More than anything, I want faculty and student affairs educators to be innovative in the manner in which they help learners achieve their educational and career goals. Another ongoing theme and wish that I’ve written and spoken about is the value of collaboration among all parts of the college and university, especially between academic and student affairs.
On this same Sunday morning special, Zakaria interviewed Walter Isaacson whose recent book is on innovators and innovation. I’m paraphrasing, but Isaacson said that in creating his new book he discovered that, more than a facile mind and a willingness to pursue the dreams of one’s imagination, an important element that promotes innovation is collaboration. He said that unlike our image of the lone genius creating something new, those who would be called innovators more often than not worked with others who brought the needed talent to realize a vision.
As I listened to Isaacson talk about his discovery, I was talking back to him and saying “Amen” to his realization. Hearing Isaacson gave me the confirmation I needed to continue my message to academic and student affairs to pull together to innovate in colleges and universities for the sake of learners who need new ways to access the bounty of higher education.
Another guest interviewed by Zakaria for this special was Linda Rottenberg who spoke from her experience of reading thousands of business plans and working with more than a thousand entrepreneurs. Her “aha moment” was that one need not be a creative genius to be an innovator. What one needed to be was a “Doer.”
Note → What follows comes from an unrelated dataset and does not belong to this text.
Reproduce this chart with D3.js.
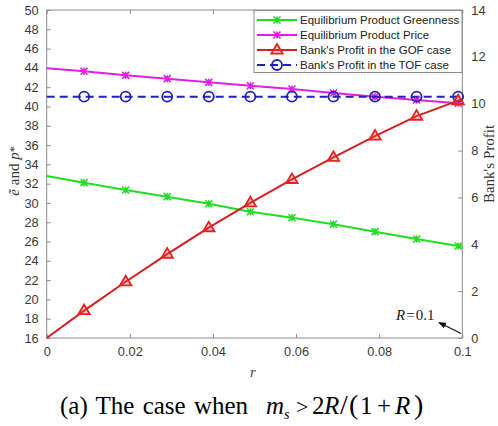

I loved hearing this because student affairs people often say that they are “Doers.” When there is a problem to be solved or a wrench has been thrown into the best laid plans and everything looks hopeless, two or three student affairs people in the room will tell you, “No worries. We’re student affairs people and we fix problems. We’re doers.”
Hearing these interviews on a Sunday morning was my church that gave me the spirit to keep beating the drum for collaboration, ringing the bell for innovation, and appreciating the work of student affairs professionals.